The first quarter of 2018 has seen a spike in agency mergers and acquisitions globally, led by hungry consultancies. In the US alone, deals are up a remarkable 366% over the first quarter of 2017, led by major purchases like Meredith Xcelerated Marketing and LiquidHub by consultancies Accenture and CapGemini respectively.
But the latest R3 M&A League for March suggests activity in Asia has been more subdued. While deal value has gained 11% in Q1 over last year, the number of deals has dropped from 18 to 16.
Holding companies still lead APAC M&A with half of the total deals and about 40% of the total $400 million of the region’s deal value.
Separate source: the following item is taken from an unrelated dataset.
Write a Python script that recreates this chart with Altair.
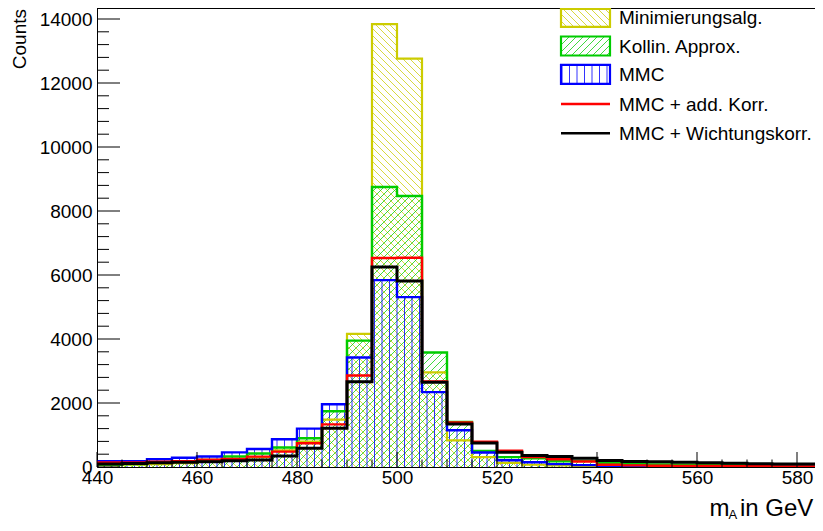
import altair as alt
import numpy as np
import pandas as pd

# ---------------- data ----------------
bin_lo = list(range(440, 585, 5))  # lower bin edges, 5 GeV bins
minimierung = [60, 70, 90, 120, 160, 230, 310, 520, 790, 1480, 4160, 13840, 12760, 2960, 830,
               310, 130, 70, 50, 35, 25, 20, 18, 15, 12, 10, 10, 8, 8]
kollin = [80, 90, 150, 180, 220, 330, 420, 610, 900, 1740, 3950, 8750, 8470, 3580, 1410,
          500, 310, 270, 180, 190, 115, 85, 80, 75, 65, 60, 55, 50, 50]
mmc = [180, 185, 240, 290, 330, 458, 562, 865, 1200, 1960, 3420, 5840, 5310, 2340, 1150,
       455, 210, 150, 90, 60, 40, 30, 25, 20, 15, 12, 10, 8, 8]
mmc_add = [140, 145, 165, 185, 230, 250, 323, 479, 740, 1333, 2860, 6530, 6540, 2670, 1390,
           790, 510, 310, 240, 170, 70, 50, 40, 35, 30, 25, 22, 20, 20]
mmc_wicht = [90, 110, 130, 150, 167, 198, 219, 344, 583, 1208, 2667, 6250, 5810, 2650, 1340,
             750, 460, 360, 330, 270, 200, 170, 165, 146, 135, 115, 100, 95, 94]
x_ticks = [440, 460, 480, 500, 520, 540, 560, 580]
y_ticks = [0, 2000, 4000, 6000, 8000, 10000, 12000, 14000]
legend_labels = ["Minimierungsalg.", "Kollin. Approx.", "MMC", "MMC + add. Korr.", "MMC + Wichtungskorr."]

# ---------------- layout / style ----------------
W, H = 718, 459
PXX = 5.0            # px per GeV
PXY = 448 / 14000    # px per count
X0 = 440
X1 = X0 + W / PXX
YMAX = H / PXY
FONT = "Liberation Sans"
YEL, GRN, BLU, RED, BLK = "#cccc00", "#00cc00", "#0000ff", "#ff0000", "#000000"

xs = alt.Scale(domain=[X0, X1], nice=False, zero=False)
ys = alt.Scale(domain=[0, YMAX], nice=False, zero=False)
XAX = alt.Axis(values=x_ticks, format="d", title=None, ticks=False, grid=False, domainColor="black",
               domainWidth=1, labelFont=FONT, labelFontSize=19, labelColor="black", labelPadding=1,
               labelOverlap=False, labelFlush=False, labelBound=False)
YAX = alt.Axis(values=y_ticks, format="d", title=None, ticks=False, grid=False, domainColor="black",
               domainWidth=1, labelFont=FONT, labelFontSize=19, labelColor="black", labelPadding=5,
               labelOverlap=False, labelFlush=False)


def X(f):
    return alt.X(f, scale=xs, axis=XAX)


def Y(f):
    return alt.Y(f, scale=ys, axis=YAX)


rows = [9.3, 38.0, 66.3, 96.0, 125.3]  # legend row centres (screen px in plot)
BX0, BX1, BOXH = 464, 513, 9.5
TX = 522


def hatch_rect(x0, x1, y0, y1, kind, s):
    """hatch segments inside a rectangle, pixel space with y pointing up"""
    segs = []
    if y1 - y0 <= 0.05:
        return segs
    if kind == "v":
        c = np.ceil(x0 / s) * s
        while c < x1:
            segs.append((c, y0, c, y1))
            c += s
    elif kind == "b":  # '\' : x + y = c
        c = np.ceil((x0 + y0) / s) * s
        while c < x1 + y1:
            lo, hi = max(x0, c - y1), min(x1, c - y0)
            if hi > lo:
                segs.append((lo, c - lo, hi, c - hi))
            c += s
    else:  # '/' : y - x = c
        c = np.ceil((y0 - x1) / s) * s
        while c < y1 - x0:
            lo, hi = max(x0, y0 - c), min(x1, y1 - c)
            if hi > lo:
                segs.append((lo, lo + c, hi, hi + c))
            c += s
    return segs


def hatch_df(vals, kind, s, row):
    segs = []
    for lo, v in zip(bin_lo, vals):
        px0 = (lo - X0) * PXX
        segs += hatch_rect(px0, min(px0 + 5 * PXX, W), 0, v * PXY, kind, s)
    top = max(1.0, rows[row] - BOXH)
    bot = rows[row] + BOXH
    segs += hatch_rect(BX0, BX1, H - bot, H - top, kind, s)
    a = np.array(segs)
    return pd.DataFrame({"x": X0 + a[:, 0] / PXX, "y": a[:, 1] / PXY,
                         "x2": X0 + a[:, 2] / PXX, "y2": a[:, 3] / PXY})


def hatch_layer(vals, kind, s, row, color, width=1.0, op=0.9):
    return alt.Chart(hatch_df(vals, kind, s, row)).mark_rule(
        color=color, strokeWidth=width, opacity=op, clip=True
    ).encode(x=X("x:Q"), y=Y("y:Q"), x2="x2:Q", y2="y2:Q")


def step_layer(vals, color, width):
    xe = [X0] + bin_lo + [bin_lo[-1] + 5]
    ye = [0] + list(vals) + [vals[-1]]
    df = pd.DataFrame({"x": xe, "y": ye, "i": list(range(len(xe)))})
    return alt.Chart(df).mark_line(
        interpolate="step-after", color=color, strokeWidth=width, strokeJoin="miter", clip=True
    ).encode(x=X("x:Q"), y=Y("y:Q"), order="i:Q")


one = pd.DataFrame({"a": [0]})

# inward tick marks
x_minor = [v for v in range(445, int(X1) + 1, 5) if v % 20]
y_minor = [v for v in range(400, int(YMAX), 400) if v % 2000]
ticks = [
    alt.Chart(pd.DataFrame({"v": x_ticks})).mark_rule(color="black", strokeWidth=1).encode(
        x=X("v:Q"), y=alt.value(H), y2=alt.value(H - 15)),
    alt.Chart(pd.DataFrame({"v": x_minor})).mark_rule(color="black", strokeWidth=1).encode(
        x=X("v:Q"), y=alt.value(H), y2=alt.value(H - 7.5)),
    alt.Chart(pd.DataFrame({"v": y_ticks})).mark_rule(color="black", strokeWidth=1).encode(
        y=Y("v:Q"), x=alt.value(0), x2=alt.value(23)),
    alt.Chart(pd.DataFrame({"v": y_minor})).mark_rule(color="black", strokeWidth=1).encode(
        y=Y("v:Q"), x=alt.value(0), x2=alt.value(12)),
    alt.Chart(one).mark_rule(color="black", strokeWidth=1).encode(
        x=alt.value(0), x2=alt.value(W), y=alt.value(0.5)),
]

hatches = [
    hatch_layer(minimierung, "b", 7, 0, YEL, 1.0, 0.75),
    hatch_layer(kollin, "f", 7, 1, GRN, 1.0, 0.75),
    hatch_layer(mmc, "v", 7.5, 2, BLU, 1.0, 0.8),
]
outlines = [
    step_layer(minimierung, YEL, 2.2),
    step_layer(kollin, GRN, 2.4),
    step_layer(mmc, BLU, 2.4),
    step_layer(mmc_add, RED, 2.4),
    step_layer(mmc_wicht, BLK, 3.0),
]

# legend
legend = []
for k, col in enumerate([YEL, GRN, BLU]):
    legend.append(alt.Chart(one).mark_rect(fill="white", fillOpacity=0, stroke=col, strokeWidth=2.2).encode(
        x=alt.value(BX0), x2=alt.value(BX1),
        y=alt.value(max(1.0, rows[k] - BOXH)), y2=alt.value(rows[k] + BOXH)))
for k, col in [(3, RED), (4, BLK)]:
    legend.append(alt.Chart(one).mark_rule(color=col, strokeWidth=2.5).encode(
        x=alt.value(BX0), x2=alt.value(BX1), y=alt.value(rows[k])))
for k, lab in enumerate(legend_labels):
    legend.append(alt.Chart(pd.DataFrame({"t": [lab]})).mark_text(
        align="left", baseline="middle", font=FONT, fontSize=19, color="black", dy=1).encode(
        x=alt.value(TX), y=alt.value(rows[k]), text="t:N"))

# axis titles
titles = [
    alt.Chart(pd.DataFrame({"t": ["Counts"]})).mark_text(
        angle=270, align="right", baseline="alphabetic", font=FONT, fontSize=19, color="black").encode(
        x=alt.value(-71), y=alt.value(1), text="t:N"),
    alt.Chart(pd.DataFrame({"t": ["m"]})).mark_text(
        align="left", baseline="alphabetic", font=FONT, fontSize=24, color="black").encode(
        x=alt.value(612.5), y=alt.value(508), text="t:N"),
    alt.Chart(pd.DataFrame({"t": ["A"]})).mark_text(
        align="left", baseline="alphabetic", font=FONT, fontSize=13, color="black").encode(
        x=alt.value(631.5), y=alt.value(511), text="t:N"),
    alt.Chart(pd.DataFrame({"t": ["in GeV"]})).mark_text(
        align="left", baseline="alphabetic", font=FONT, fontSize=24, color="black").encode(
        x=alt.value(643), y=alt.value(508), text="t:N"),
]

chart = alt.layer(*hatches, *outlines, *ticks, *legend, *titles).properties(
    width=W, height=H,
    padding={"left": 89, "top": 0, "right": 0, "bottom": 56},
    autosize=alt.AutoSizeParams(type="none"),
    background="white",
).configure_view(strokeWidth=0)

chart.save("out.html", embed_options={"renderer": "svg", "actions": False})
But each of the big firms has only made one main purchase over the past three months, led by Hakuhodo’s deal for Square Communications and Dentsu’s investment in Data Artist.
“The big holding companies have faced several new challenges in Asia in the past two years,” said R3 Principal Greg Paull. “The rise of unconventional buyers in the marketing M&A space, combined with marketers increasingly working with local shops and bypassing agencies to work directly with media and tech vendors (particularly in China) has definitely caused a slow-down for the global giants.”
But Asia isn’t seeing the same growth from consultancies and other unconventional buyers like elsewhere either. These accounted for only three deals in Q1, making up about 22% of APAC total sales value in APAC, including Blackdot's deal for the creative and digital operations of pharma agency Healthy Thinking Group.
Other notable deals in Asia this quarter saw KKR-backed Emerald Media acquire Global Sports Commerce, Omnicom Health buy pharmaceutical communications firm Elsevier, and Publicis acquire content agency Frontside in New Zealand.